Please transcribe the data that follows without the pictures, keeping every word the same.

━━━━━━━━━━━━━━━━━━━━━━━━━━━━━━

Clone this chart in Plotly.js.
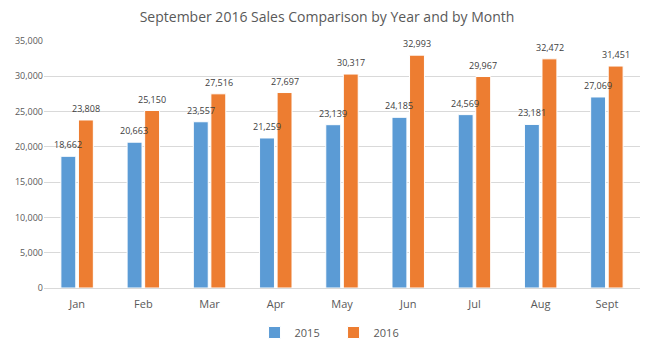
<!DOCTYPE html>
<html><head><meta charset="utf-8">
<script src="https://cdn.plot.ly/plotly-3.0.1.min.js"></script>
<style>body{margin:0;background:#fff}#c{width:654px;height:350px}</style>
</head><body><div id="c"></div>
<script>
const months = ["Jan","Feb","Mar","Apr","May","Jun","Jul","Aug","Sept"];
const sales2015 = [18662,20663,23557,21259,23139,24185,24569,23181,27069];
const sales2016 = [23808,25150,27516,27697,30317,32993,29967,32472,31451];
const fmt = v => v.toLocaleString("en-US");
const font = "Open Sans, Noto Sans, sans-serif";
const mk = (name, y, color) => ({
  type: "bar", name: name, x: months, y: y,
  marker: {color: color, line: {color: "#ffffff", width: 1}},
  hoverinfo: "none"
});
const data = [mk("2015", sales2015, "#5B9BD5"), mk("2016", sales2016, "#ED7D31")];
const labels = [];
[[sales2015, -9], [sales2016, 9]].forEach(([ys, dx]) => {
  ys.forEach((v, i) => labels.push({
    x: months[i], y: v, xref: "x", yref: "y", text: fmt(v), showarrow: false,
    xshift: dx, yanchor: "bottom", yshift: 3,
    font: {size: 9, color: "#404040", family: font}
  }));
});
const layout = {
  width: 654, height: 350,
  margin: {l: 44, r: 14, t: 41, b: 62},
  paper_bgcolor: "#fff", plot_bgcolor: "#fff",
  title: {text: "September 2016 Sales Comparison by Year and by Month",
          font: {size: 14, color: "#595959", family: font}, x: 0.5, xanchor: "center", y: 0.95, yanchor: "middle"},
  barmode: "group", bargap: 0.47, bargroupgap: 0.15,
  xaxis: {showgrid: false, showline: true, linecolor: "#d9d9d9", ticks: "",
          tickfont: {size: 11, color: "#595959", family: font}, ticklabelstandoff: 6},
  yaxis: {range: [0, 35000], dtick: 5000, tickformat: ",", gridcolor: "#d9d9d9",
          zeroline: false, showline: false, ticks: "",
          tickfont: {size: 9, color: "#595959", family: font}},
  legend: {orientation: "h", x: 0.51, xanchor: "center", xref: "container",
           y: 0.05, yanchor: "middle", yref: "container",
           font: {size: 11, color: "#595959", family: font}, itemwidth: 30, entrywidth: 34},
  annotations: labels,
  showlegend: true
};
Plotly.newPlot("c", data, layout, {displayModeBar: false, staticPlot: true});
</script></body></html>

━━━━━━━━━━━━━━━━━━━━━━━━━━━━━━

* [EXPECTED ANSWER]:
Clone this chart in Plotly.js.
<!DOCTYPE html>
<html><head><meta charset="utf-8">
<script src="https://cdn.plot.ly/plotly-3.0.1.min.js"></script>
<style>body{margin:0;background:#fff}#c{width:654px;height:350px}</style>
</head><body><div id="c"></div>
<script>
const months = ["Jan","Feb","Mar","Apr","May","Jun","Jul","Aug","Sept"];
const sales2015 = [18662,20663,23557,21259,23139,24185,24569,23181,27069];
const sales2016 = [23808,25150,27516,27697,30317,32993,29967,32472,31451];
const fmt = v => v.toLocaleString("en-US");
const font = "Open Sans, Noto Sans, sans-serif";
const mk = (name, y, color) => ({
  type: "bar", name: name, x: months, y: y,
  marker: {color: color, line: {color: "#ffffff", width: 1}},
  hoverinfo: "none"
});
const data = [mk("2015", sales2015, "#5B9BD5"), mk("2016", sales2016, "#ED7D31")];
const labels = [];
[[sales2015, -9], [sales2016, 9]].forEach(([ys, dx]) => {
  ys.forEach((v, i) => labels.push({
    x: months[i], y: v, xref: "x", yref: "y", text: fmt(v), showarrow: false,
    xshift: dx, yanchor: "bottom", yshift: 3,
    font: {size: 9, color: "#404040", family: font}
  }));
});
const layout = {
  width: 654, height: 350,
  margin: {l: 44, r: 14, t: 41, b: 62},
  paper_bgcolor: "#fff", plot_bgcolor: "#fff",
  title: {text: "September 2016 Sales Comparison by Year and by Month",
          font: {size: 14, color: "#595959", family: font}, x: 0.5, xanchor: "center", y: 0.95, yanchor: "middle"},
  barmode: "group", bargap: 0.47, bargroupgap: 0.15,
  xaxis: {showgrid: false, showline: true, linecolor: "#d9d9d9", ticks: "",
          tickfont: {size: 11, color: "#595959", family: font}, ticklabelstandoff: 6},
  yaxis: {range: [0, 35000], dtick: 5000, tickformat: ",", gridcolor: "#d9d9d9",
          zeroline: false, showline: false, ticks: "",
          tickfont: {size: 9, color: "#595959", family: font}},
  legend: {orientation: "h", x: 0.51, xanchor: "center", xref: "container",
           y: 0.05, yanchor: "middle", yref: "container",
           font: {size: 11, color: "#595959", family: font}, itemwidth: 30, entrywidth: 34},
  annotations: labels,
  showlegend: true
};
Plotly.newPlot("c", data, layout, {displayModeBar: false, staticPlot: true});
</script></body></html>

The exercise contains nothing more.